Tanto premesso si evidenzia che il Nuovo Codice della Crisi d’Impresa e dell’Insolvenza introdotto con il Decreto Legislativo n. 14 del 12 gennaio 2019, nel delineare i tratti distintivi della nuova disciplina della procedura concordataria, riguardo ai poteri di vigilanza del Commissario Giudiziale ricalca sostanzialmente la predetta disciplina già contemplata dalla Legge fallimentare.

Ad un tale riguardo assumono rilievo l’art. 92 (“Commissario Giudiziale”), l’art. 105 (operazioni e relazione del Commissario”) e l’art. 106 (“Atti di fronde e apertura della liquidazione giudiziale nel corso della procedura”).

L’unica vera novità sembra doversi registrare in ordine alla maggiore incisività riconosciuta alla maggiore incisività dell’informativa del Commissario Giudiziale in ordine al rilevato compimento di atti in frode ai creditori.

Infatti l’art. 49 del nuovo codice prevede che in tal caso il Tribunale, ricevuta la segnalazione da parte del Commissario, dichiari direttamente con sentenza l’apertura a carico dell’imprenditore della procedura di Liquidazione Giudiziale.

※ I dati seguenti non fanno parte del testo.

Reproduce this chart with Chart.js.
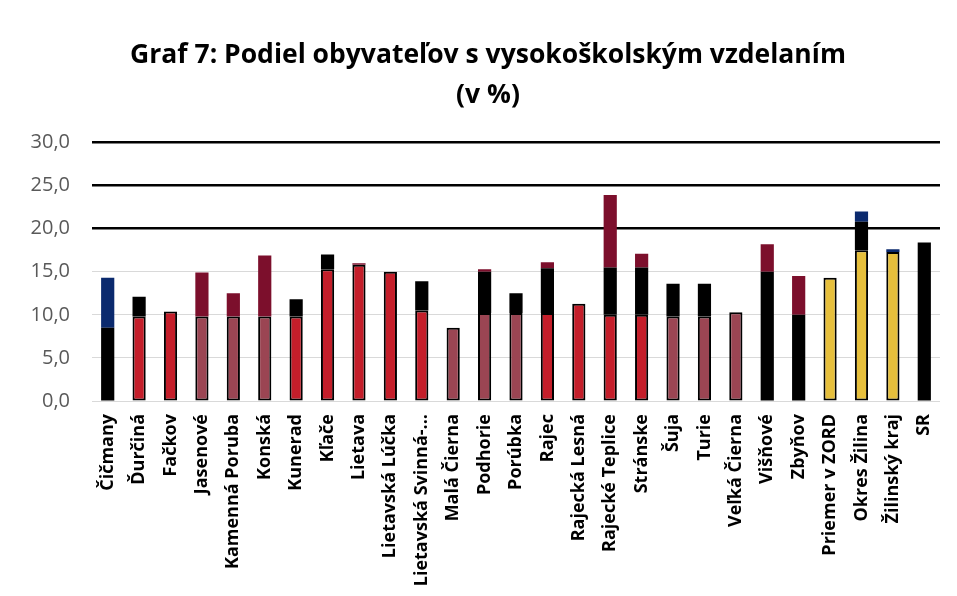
<!DOCTYPE html>
<html>
<head>
<meta charset="utf-8">
<script src="https://cdn.jsdelivr.net/npm/chart.js@4"></script>
<style>
  html, body { margin: 0; padding: 0; background: #fff; }
  #wrap { width: 957px; height: 596px; }
</style>
</head>
<body>
<div id="wrap"><canvas id="chart" width="957" height="596"></canvas></div>
<script>
// Categories (municipalities + comparisons)
const categories = [
  "Čičmany", "Ďurčiná", "Fačkov", "Jasenové", "Kamenná Poruba", "Konská", "Kunerad",
  "Kľače", "Lietava", "Lietavská Lúčka", "Lietavská Svinná-...", "Malá Čierna", "Podhorie",
  "Porúbka", "Rajec", "Rajecká Lesná", "Rajecké Teplice", "Stránske", "Šuja", "Turie",
  "Veľká Čierna", "Višňové", "Zbyňov", "Priemer v ZORD", "Okres Žilina", "Žilinský kraj", "SR"
];

// Segments of each bar (in %)
const baseSeg = [0, 9.8, 10.4, 9.8, 9.8, 9.8, 9.8, 15.3, 15.8, 15.0, 10.5, 8.5, 10.2,
  10.2, 10.2, 11.3, 10.0, 10.0, 9.8, 9.8, 10.3, 0, 0, 14.3, 17.5, 17.3, 0];
const midSeg = [8.5, 2.3, 0, 0, 0, 0, 2.0, 1.7, 0, 0, 3.4, 0, 4.8,
  2.3, 5.2, 0, 5.5, 5.5, 3.8, 3.8, 0, 15.0, 10.0, 0, 3.3, 0, 18.4];
const topSeg = [5.8, 0, 0, 5.1, 2.7, 7.1, 0, 0, 0.2, 0, 0, 0, 0.3,
  0, 0.7, 0, 8.4, 1.6, 0, 0, 0, 3.2, 4.5, 0, 1.2, 0.3, 0];

// Fill colours of the segments
const baseColors = ["#c41e2a", "#c41e2a", "#c41e2a", "#9b4553", "#9b4553", "#9b4553", "#c41e2a",
  "#c41e2a", "#c41e2a", "#c41e2a", "#c41e2a", "#9b4553", "#9b4553", "#9b4553", "#c41e2a",
  "#c41e2a", "#c41e2a", "#c41e2a", "#9b4553", "#9b4553", "#9b4553", "#c41e2a", "#c41e2a",
  "#e6bf3c", "#e6bf3c", "#e6bf3c", "#c41e2a"];
const topColors = ["#0b2a6e", "#7c0f2c", "#7c0f2c", "#7c0f2c", "#7c0f2c", "#7c0f2c", "#7c0f2c",
  "#7c0f2c", "#7c0f2c", "#7c0f2c", "#7c0f2c", "#7c0f2c", "#7c0f2c", "#7c0f2c", "#7c0f2c",
  "#7c0f2c", "#7c0f2c", "#7c0f2c", "#7c0f2c", "#7c0f2c", "#7c0f2c", "#7c0f2c", "#7c0f2c",
  "#7c0f2c", "#0b2a6e", "#0b2a6e", "#7c0f2c"];

const yTicks = [0, 5, 10, 15, 20, 25, 30];

const common = { stack: "s", barPercentage: 0.42, categoryPercentage: 1, borderSkipped: false };

new Chart(document.getElementById("chart").getContext("2d"), {
  type: "bar",
  data: {
    labels: categories,
    datasets: [
      Object.assign({}, common, {
        label: "base",
        data: baseSeg,
        backgroundColor: baseColors,
        borderColor: "#000",
        borderWidth: 2,
      }),
      Object.assign({}, common, {
        label: "mid",
        data: midSeg,
        backgroundColor: "#000",
        borderWidth: 0,
      }),
      Object.assign({}, common, {
        label: "top",
        data: topSeg,
        backgroundColor: topColors,
        borderWidth: 0,
      }),
    ],
  },
  options: {
    responsive: false,
    animation: false,
    layout: { padding: { left: 19, right: 0, top: 36, bottom: 0 } },
    plugins: {
      legend: { display: false },
      tooltip: { enabled: false },
      title: {
        display: true,
        text: ["Graf 7: Podiel obyvateľov s vysokoškolským vzdelaním", "(v %)"],
        color: "#000",
        font: { family: "'Open Sans', sans-serif", size: 26.5, weight: "bold", lineHeight: 1.5 },
        padding: { top: 0, bottom: 27 },
      },
    },
    scales: {
      x: {
        stacked: true,
        grid: { display: false },
        border: { display: false },
        ticks: {
          color: "#000",
          minRotation: 90,
          maxRotation: 90,
          autoSkip: false,
          padding: 5,
          font: { family: "'Open Sans', sans-serif", size: 18, weight: "bold" },
        },
        afterFit: (s) => { s.height = 195; },
      },
      y: {
        stacked: true,
        min: 0,
        max: 30,
        afterBuildTicks: (s) => { s.ticks = yTicks.map((v) => ({ value: v })); },
        border: { display: false },
        grid: {
          drawTicks: false,
          color: (c) => (c.tick && c.tick.value >= 20 ? "#000" : "#d9d9d9"),
          lineWidth: (c) => (c.tick && c.tick.value >= 20 ? 2.5 : 1),
        },
        ticks: {
          color: "#595959",
          padding: 22,
          font: { family: "'Open Sans', sans-serif", size: 20 },
          callback: (v) => v.toFixed(1).replace(".", ","),
        },
        afterFit: (s) => { s.width = 73; },
      },
      // empty right axis, only keeps the plot away from the right edge
      yRight: {
        position: "right",
        min: 0,
        max: 30,
        grid: { display: false },
        border: { display: false },
        ticks: { display: false },
        afterFit: (s) => { s.width = 17; },
      },
    },
  },
});
</script>
</body>
</html>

Insomma il nuovo codice, che entrerà in vigore nel mese di agosto 2020, riguardo ai poteri di vigilanza riconosciuti al Commissario Giudiziale della procedura concordataria si pone in un senso di continuità rispetto alle attuali previsioni della Legge Fallimentare.

Probabilmente tale scelta è dipesa dal fatto che tali previsioni sono state ritenute, nel loro complesso, un valido deterrente atto a scongiurare il rischio del compimento di atti in frode del ceto creditorio.